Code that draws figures
******

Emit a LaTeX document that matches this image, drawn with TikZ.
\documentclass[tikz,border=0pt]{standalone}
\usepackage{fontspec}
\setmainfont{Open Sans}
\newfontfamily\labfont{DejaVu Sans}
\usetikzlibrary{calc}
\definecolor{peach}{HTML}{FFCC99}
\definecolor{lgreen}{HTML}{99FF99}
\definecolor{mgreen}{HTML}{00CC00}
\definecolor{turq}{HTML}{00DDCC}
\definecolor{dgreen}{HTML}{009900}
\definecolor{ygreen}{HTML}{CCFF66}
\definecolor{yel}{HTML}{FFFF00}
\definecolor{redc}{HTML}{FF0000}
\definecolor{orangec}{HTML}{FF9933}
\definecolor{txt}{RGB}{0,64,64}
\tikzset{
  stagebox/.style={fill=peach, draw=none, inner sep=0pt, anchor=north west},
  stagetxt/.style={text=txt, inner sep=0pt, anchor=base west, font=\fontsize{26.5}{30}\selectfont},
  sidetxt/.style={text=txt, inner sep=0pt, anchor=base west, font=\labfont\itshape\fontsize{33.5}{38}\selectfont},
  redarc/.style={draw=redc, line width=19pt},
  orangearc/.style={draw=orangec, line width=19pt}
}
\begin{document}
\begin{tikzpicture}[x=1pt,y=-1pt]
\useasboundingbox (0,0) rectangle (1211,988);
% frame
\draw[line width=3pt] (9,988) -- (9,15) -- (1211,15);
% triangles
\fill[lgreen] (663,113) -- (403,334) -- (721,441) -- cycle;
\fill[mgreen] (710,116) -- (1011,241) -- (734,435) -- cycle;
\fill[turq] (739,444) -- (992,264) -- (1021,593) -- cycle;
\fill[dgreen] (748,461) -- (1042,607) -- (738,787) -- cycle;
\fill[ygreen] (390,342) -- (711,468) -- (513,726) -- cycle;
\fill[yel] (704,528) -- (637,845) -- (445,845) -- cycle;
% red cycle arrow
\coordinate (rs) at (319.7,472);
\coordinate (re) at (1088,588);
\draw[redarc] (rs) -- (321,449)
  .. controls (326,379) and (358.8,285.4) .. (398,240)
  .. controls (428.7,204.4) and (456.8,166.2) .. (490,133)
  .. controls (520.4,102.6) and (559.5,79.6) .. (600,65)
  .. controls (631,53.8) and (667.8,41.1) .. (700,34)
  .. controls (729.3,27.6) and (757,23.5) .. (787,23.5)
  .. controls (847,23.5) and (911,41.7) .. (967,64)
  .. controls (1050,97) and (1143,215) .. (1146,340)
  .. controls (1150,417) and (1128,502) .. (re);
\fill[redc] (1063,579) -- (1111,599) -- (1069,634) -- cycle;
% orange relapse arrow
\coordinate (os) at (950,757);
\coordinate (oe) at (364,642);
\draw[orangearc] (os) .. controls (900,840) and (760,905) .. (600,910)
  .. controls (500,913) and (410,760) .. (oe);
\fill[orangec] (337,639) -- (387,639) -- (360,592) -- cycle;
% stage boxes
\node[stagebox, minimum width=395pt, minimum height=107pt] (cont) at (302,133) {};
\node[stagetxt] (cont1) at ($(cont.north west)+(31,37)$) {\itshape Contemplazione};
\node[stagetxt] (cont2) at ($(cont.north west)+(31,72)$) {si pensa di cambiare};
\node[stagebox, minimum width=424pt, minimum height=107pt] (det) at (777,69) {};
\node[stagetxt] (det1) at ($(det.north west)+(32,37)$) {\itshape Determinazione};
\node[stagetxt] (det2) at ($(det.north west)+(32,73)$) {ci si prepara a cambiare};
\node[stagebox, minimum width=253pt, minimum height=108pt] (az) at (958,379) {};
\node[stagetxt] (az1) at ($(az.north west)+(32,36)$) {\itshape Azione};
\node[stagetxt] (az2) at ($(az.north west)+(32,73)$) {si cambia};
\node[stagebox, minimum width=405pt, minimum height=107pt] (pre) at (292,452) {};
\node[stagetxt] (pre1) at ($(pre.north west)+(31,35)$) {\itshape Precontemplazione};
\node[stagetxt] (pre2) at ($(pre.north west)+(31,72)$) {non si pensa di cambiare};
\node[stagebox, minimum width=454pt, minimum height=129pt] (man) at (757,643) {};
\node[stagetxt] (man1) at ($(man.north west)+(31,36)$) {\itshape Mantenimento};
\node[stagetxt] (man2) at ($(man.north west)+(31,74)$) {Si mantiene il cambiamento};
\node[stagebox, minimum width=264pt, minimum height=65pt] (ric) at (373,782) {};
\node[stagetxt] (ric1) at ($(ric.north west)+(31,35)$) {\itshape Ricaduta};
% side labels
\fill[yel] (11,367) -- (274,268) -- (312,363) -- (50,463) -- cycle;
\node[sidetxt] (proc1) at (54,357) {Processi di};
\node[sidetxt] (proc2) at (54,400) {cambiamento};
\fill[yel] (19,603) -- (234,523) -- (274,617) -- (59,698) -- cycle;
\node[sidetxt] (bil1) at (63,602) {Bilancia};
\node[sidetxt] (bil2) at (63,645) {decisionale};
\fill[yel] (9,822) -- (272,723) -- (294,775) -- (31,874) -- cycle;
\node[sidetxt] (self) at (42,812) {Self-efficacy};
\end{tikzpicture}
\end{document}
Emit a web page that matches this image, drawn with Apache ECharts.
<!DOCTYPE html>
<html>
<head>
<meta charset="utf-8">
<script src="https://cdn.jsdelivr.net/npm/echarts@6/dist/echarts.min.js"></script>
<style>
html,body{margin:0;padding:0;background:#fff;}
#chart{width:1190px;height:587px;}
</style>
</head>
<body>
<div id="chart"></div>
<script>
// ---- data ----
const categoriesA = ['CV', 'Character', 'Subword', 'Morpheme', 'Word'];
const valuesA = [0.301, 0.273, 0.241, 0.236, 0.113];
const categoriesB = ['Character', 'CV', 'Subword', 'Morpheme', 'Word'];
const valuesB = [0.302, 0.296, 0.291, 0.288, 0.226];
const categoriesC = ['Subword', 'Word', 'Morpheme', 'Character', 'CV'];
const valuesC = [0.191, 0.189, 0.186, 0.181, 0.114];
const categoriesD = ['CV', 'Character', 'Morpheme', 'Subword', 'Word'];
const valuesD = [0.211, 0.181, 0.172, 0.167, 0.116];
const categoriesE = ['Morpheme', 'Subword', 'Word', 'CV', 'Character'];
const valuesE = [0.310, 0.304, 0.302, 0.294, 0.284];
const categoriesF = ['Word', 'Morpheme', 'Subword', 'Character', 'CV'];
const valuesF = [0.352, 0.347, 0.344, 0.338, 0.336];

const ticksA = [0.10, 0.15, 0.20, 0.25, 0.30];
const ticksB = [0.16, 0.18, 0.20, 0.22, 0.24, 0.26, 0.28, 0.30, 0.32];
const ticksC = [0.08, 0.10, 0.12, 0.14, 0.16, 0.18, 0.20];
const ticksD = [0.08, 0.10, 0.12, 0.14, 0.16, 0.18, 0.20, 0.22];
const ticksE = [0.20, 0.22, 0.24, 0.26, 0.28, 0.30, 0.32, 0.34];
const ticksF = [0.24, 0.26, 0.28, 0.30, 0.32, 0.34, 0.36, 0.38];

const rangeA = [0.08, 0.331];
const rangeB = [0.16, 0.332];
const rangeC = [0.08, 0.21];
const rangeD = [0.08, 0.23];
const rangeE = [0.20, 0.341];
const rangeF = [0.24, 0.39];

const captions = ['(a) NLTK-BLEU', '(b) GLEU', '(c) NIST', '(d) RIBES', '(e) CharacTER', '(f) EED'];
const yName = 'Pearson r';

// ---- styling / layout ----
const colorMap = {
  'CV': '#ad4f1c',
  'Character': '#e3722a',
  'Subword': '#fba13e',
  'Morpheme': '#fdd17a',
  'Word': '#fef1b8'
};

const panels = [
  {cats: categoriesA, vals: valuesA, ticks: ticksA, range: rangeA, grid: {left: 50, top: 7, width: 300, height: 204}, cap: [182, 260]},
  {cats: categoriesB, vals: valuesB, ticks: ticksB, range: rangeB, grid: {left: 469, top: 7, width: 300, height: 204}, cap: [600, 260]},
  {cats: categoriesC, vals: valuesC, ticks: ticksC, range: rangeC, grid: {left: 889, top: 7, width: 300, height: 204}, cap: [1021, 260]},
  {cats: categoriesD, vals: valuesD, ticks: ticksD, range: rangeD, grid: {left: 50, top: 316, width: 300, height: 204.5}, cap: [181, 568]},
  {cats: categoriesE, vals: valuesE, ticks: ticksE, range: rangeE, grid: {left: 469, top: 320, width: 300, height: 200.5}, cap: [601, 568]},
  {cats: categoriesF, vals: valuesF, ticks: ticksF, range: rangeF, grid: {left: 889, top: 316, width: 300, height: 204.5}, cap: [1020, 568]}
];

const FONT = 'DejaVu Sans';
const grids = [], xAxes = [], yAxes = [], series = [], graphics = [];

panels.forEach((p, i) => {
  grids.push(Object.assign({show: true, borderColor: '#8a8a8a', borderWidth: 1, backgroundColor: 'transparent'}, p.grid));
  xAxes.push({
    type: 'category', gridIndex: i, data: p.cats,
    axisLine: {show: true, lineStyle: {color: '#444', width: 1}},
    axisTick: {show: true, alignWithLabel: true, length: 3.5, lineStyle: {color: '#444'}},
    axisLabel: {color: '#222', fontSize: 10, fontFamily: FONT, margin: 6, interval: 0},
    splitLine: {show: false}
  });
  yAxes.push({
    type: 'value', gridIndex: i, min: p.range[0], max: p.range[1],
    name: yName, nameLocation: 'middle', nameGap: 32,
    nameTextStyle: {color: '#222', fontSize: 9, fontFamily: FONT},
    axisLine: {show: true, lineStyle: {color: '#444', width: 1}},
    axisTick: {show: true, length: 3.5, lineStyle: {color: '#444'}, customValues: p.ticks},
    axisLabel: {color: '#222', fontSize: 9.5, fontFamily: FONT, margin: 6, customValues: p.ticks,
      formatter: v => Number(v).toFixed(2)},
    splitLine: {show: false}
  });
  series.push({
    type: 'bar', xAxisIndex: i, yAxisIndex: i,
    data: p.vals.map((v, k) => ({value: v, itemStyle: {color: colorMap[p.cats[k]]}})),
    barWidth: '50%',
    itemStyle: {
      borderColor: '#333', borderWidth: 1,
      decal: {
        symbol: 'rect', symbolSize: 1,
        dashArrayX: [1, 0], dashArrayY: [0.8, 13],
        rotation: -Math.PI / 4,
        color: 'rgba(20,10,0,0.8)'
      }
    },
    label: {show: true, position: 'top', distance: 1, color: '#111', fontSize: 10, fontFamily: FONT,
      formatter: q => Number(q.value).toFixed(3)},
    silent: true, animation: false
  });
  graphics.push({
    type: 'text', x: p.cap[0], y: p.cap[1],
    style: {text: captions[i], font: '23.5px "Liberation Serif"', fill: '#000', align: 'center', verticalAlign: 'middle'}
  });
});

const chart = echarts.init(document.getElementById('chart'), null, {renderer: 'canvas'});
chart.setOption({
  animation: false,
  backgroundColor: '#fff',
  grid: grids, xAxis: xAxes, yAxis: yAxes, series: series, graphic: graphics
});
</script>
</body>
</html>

******

What you should do:
Your task is to pick out every line with the string "this" and copy it.

Response below:
Emit a LaTeX document that matches this image, drawn with TikZ.
Emit a web page that matches this image, drawn with Apache ECharts.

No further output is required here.